Entries from a dataset
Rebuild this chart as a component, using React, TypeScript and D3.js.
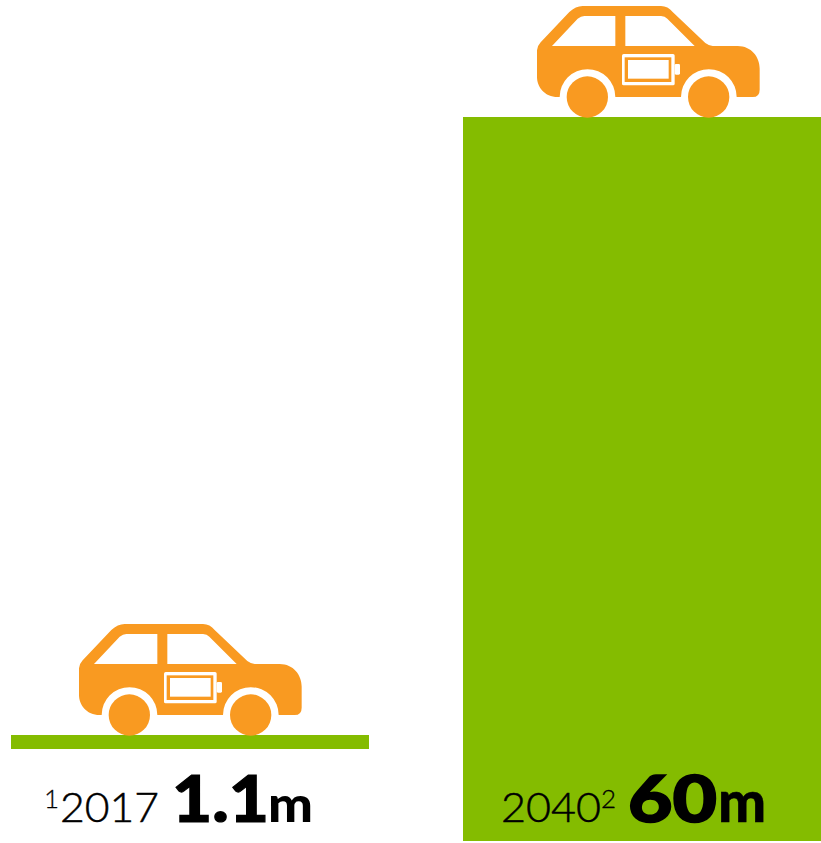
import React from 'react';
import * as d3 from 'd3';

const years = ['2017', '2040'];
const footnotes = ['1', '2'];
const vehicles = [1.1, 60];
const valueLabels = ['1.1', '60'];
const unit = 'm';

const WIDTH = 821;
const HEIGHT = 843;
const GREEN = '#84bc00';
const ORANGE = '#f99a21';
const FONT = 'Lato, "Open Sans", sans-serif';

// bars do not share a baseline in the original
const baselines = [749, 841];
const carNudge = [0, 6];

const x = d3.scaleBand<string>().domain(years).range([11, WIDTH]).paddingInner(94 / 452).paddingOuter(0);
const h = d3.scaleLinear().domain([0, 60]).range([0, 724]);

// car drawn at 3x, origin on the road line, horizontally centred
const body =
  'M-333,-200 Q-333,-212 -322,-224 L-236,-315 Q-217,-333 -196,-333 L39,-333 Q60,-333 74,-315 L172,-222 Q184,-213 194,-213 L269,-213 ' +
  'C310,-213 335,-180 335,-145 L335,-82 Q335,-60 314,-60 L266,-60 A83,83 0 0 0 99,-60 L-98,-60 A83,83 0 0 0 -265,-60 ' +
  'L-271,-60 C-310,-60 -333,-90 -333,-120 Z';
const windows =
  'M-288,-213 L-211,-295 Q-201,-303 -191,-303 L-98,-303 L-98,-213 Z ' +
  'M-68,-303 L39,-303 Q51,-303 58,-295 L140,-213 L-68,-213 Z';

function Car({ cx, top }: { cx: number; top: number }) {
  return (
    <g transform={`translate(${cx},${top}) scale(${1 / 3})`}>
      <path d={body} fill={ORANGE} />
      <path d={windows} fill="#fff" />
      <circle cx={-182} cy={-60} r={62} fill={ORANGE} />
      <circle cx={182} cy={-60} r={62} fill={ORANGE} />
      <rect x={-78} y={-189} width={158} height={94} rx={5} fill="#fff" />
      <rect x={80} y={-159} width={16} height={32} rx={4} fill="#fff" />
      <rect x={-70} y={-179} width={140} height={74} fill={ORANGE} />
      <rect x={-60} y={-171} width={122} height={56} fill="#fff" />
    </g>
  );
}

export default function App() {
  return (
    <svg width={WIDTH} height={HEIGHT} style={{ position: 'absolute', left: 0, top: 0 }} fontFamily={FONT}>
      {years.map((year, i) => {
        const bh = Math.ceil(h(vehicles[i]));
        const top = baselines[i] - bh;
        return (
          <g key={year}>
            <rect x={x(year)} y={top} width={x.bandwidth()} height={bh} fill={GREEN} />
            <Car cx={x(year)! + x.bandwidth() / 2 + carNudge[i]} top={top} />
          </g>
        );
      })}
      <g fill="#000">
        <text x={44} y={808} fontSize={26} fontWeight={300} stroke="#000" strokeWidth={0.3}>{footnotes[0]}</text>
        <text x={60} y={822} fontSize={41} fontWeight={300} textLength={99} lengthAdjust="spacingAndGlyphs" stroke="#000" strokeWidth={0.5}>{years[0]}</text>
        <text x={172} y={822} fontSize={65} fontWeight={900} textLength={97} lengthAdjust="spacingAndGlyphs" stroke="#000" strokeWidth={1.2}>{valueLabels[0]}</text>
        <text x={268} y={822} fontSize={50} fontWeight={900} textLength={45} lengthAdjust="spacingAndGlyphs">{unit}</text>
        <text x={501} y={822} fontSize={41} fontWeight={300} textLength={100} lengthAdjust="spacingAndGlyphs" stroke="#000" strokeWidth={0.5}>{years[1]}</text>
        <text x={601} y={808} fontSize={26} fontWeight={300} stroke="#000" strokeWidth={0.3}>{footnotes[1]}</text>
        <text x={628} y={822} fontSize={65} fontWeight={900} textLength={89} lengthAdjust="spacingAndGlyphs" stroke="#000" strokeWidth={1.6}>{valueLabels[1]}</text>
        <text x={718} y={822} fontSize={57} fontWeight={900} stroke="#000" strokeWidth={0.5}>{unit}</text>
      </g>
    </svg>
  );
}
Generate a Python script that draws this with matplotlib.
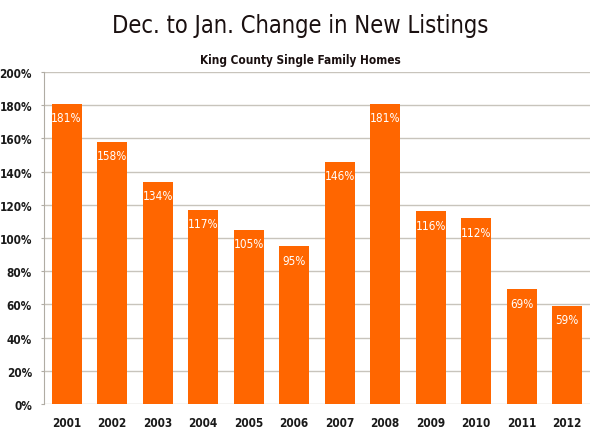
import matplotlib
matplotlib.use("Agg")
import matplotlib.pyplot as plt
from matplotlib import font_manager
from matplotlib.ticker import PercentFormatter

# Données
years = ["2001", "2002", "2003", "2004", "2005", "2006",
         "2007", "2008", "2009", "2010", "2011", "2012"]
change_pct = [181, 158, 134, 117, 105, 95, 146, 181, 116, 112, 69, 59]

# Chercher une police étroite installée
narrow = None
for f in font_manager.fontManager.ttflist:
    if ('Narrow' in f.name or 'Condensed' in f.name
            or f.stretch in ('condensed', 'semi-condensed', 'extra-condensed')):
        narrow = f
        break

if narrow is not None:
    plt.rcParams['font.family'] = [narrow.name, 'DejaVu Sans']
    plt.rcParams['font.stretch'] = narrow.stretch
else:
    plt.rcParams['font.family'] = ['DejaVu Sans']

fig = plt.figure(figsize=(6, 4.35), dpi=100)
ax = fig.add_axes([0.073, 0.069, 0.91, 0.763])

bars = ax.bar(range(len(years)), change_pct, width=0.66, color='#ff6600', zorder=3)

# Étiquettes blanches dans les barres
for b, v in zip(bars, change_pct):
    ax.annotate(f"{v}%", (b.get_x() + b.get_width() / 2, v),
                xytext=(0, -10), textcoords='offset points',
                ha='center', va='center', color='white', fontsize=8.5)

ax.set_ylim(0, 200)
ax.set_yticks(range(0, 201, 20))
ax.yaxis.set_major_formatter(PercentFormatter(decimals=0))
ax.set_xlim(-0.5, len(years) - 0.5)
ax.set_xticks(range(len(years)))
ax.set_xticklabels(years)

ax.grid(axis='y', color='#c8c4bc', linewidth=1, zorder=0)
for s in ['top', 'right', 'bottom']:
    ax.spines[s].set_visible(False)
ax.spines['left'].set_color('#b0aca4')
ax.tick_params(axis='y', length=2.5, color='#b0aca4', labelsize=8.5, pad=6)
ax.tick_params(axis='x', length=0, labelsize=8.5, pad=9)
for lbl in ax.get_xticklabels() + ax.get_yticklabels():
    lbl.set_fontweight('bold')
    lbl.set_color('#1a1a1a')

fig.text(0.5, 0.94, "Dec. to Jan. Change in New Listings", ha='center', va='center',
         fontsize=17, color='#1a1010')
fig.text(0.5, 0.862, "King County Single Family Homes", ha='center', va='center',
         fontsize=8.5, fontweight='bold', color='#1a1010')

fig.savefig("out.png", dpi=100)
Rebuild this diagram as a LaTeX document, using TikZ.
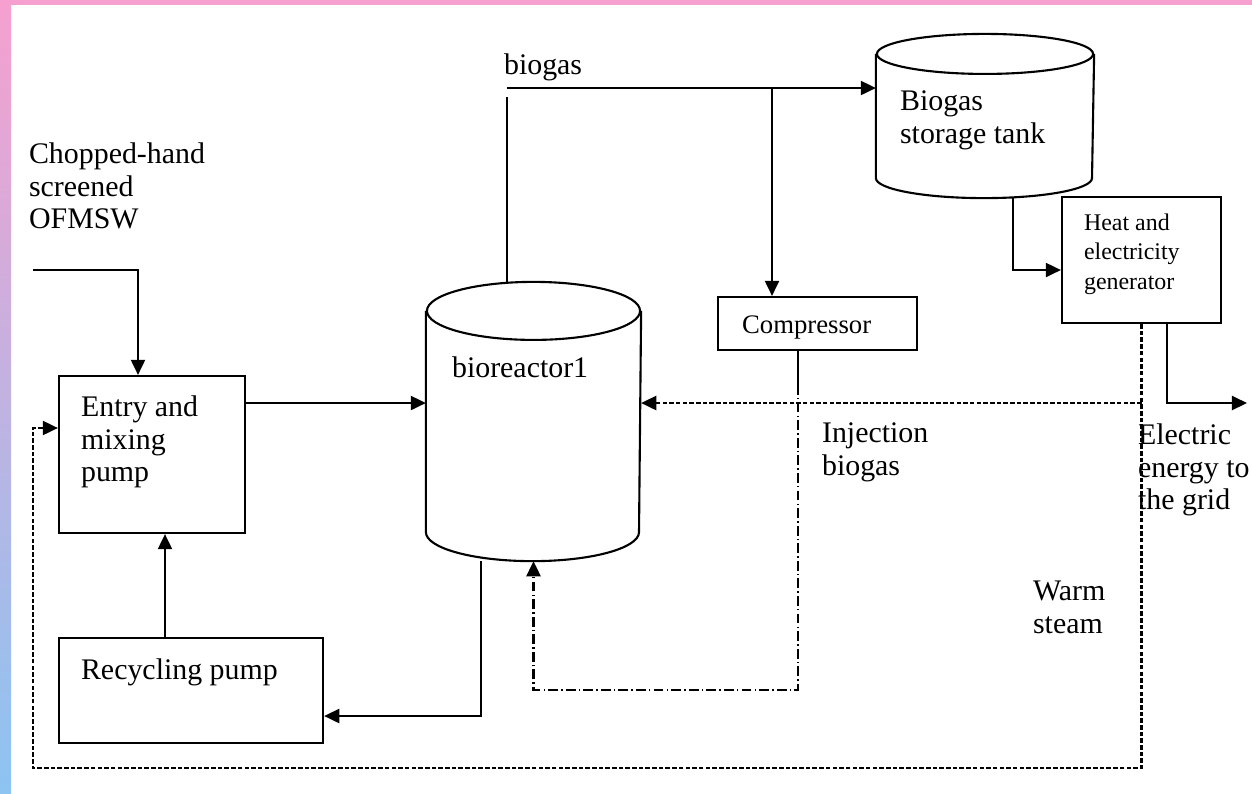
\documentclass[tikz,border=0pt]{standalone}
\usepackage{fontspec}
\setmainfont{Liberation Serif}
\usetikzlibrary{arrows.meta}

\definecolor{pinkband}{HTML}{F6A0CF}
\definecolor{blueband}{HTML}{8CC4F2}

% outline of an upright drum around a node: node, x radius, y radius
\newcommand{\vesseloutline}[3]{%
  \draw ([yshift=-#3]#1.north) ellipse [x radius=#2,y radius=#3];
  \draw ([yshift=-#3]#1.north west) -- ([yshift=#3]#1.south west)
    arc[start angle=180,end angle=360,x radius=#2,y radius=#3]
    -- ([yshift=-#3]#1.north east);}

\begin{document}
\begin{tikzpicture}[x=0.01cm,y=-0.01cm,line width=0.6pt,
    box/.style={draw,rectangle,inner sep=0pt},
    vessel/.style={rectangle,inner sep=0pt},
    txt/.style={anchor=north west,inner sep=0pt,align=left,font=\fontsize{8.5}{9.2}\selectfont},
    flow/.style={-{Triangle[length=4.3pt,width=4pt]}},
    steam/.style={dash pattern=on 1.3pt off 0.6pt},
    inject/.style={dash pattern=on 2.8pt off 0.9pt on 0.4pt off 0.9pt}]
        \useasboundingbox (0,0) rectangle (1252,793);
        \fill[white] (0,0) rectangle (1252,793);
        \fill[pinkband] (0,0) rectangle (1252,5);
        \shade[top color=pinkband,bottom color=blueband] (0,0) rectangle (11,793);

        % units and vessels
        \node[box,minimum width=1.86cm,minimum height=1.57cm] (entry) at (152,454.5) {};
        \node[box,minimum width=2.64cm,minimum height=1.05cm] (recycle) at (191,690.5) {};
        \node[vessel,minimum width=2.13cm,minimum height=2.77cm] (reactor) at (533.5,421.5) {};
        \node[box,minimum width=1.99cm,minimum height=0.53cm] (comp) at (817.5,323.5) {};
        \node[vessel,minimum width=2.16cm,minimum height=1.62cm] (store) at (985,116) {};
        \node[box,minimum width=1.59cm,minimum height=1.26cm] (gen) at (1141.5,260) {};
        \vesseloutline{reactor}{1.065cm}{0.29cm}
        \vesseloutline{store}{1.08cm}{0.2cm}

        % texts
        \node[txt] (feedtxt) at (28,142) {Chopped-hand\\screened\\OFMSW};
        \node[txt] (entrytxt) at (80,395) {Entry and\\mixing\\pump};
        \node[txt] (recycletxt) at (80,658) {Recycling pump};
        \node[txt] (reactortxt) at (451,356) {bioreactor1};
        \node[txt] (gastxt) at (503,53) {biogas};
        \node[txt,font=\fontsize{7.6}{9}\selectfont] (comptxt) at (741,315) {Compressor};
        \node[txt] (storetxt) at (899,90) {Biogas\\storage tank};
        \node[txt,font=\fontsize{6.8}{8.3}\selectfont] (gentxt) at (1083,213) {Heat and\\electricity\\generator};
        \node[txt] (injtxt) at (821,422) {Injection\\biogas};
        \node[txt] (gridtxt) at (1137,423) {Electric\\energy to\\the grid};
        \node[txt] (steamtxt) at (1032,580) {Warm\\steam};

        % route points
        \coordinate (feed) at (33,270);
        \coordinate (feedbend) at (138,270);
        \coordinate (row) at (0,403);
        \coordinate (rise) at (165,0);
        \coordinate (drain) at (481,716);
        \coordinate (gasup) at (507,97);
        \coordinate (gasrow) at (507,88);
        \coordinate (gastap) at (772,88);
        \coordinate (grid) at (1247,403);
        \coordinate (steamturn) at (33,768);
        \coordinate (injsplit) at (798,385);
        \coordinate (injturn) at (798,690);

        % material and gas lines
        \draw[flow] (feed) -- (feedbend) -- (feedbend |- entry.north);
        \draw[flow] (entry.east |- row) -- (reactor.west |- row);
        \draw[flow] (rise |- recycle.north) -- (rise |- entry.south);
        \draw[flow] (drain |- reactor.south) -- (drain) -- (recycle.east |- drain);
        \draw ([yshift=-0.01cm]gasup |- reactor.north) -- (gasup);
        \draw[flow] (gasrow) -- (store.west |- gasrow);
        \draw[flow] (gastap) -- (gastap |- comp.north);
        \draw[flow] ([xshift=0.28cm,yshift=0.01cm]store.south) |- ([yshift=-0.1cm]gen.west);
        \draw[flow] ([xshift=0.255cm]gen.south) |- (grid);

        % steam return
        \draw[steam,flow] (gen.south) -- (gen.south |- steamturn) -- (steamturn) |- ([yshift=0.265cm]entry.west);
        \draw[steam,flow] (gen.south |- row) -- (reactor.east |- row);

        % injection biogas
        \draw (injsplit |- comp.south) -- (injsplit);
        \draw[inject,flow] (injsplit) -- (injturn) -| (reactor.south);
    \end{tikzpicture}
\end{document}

* _Exercise description_
Set down the records above word for word, from the first line through the line containing "L140,-213 L-68,-213 Z';", both included; leave out the pictures.

* _Written answer_
Rebuild this chart as a component, using React, TypeScript and D3.js.
import React from 'react';
import * as d3 from 'd3';

const years = ['2017', '2040'];
const footnotes = ['1', '2'];
const vehicles = [1.1, 60];
const valueLabels = ['1.1', '60'];
const unit = 'm';

const WIDTH = 821;
const HEIGHT = 843;
const GREEN = '#84bc00';
const ORANGE = '#f99a21';
const FONT = 'Lato, "Open Sans", sans-serif';

// bars do not share a baseline in the original
const baselines = [749, 841];
const carNudge = [0, 6];

const x = d3.scaleBand<string>().domain(years).range([11, WIDTH]).paddingInner(94 / 452).paddingOuter(0);
const h = d3.scaleLinear().domain([0, 60]).range([0, 724]);

// car drawn at 3x, origin on the road line, horizontally centred
const body =
  'M-333,-200 Q-333,-212 -322,-224 L-236,-315 Q-217,-333 -196,-333 L39,-333 Q60,-333 74,-315 L172,-222 Q184,-213 194,-213 L269,-213 ' +
  'C310,-213 335,-180 335,-145 L335,-82 Q335,-60 314,-60 L266,-60 A83,83 0 0 0 99,-60 L-98,-60 A83,83 0 0 0 -265,-60 ' +
  'L-271,-60 C-310,-60 -333,-90 -333,-120 Z';
const windows =
  'M-288,-213 L-211,-295 Q-201,-303 -191,-303 L-98,-303 L-98,-213 Z ' +
  'M-68,-303 L39,-303 Q51,-303 58,-295 L140,-213 L-68,-213 Z';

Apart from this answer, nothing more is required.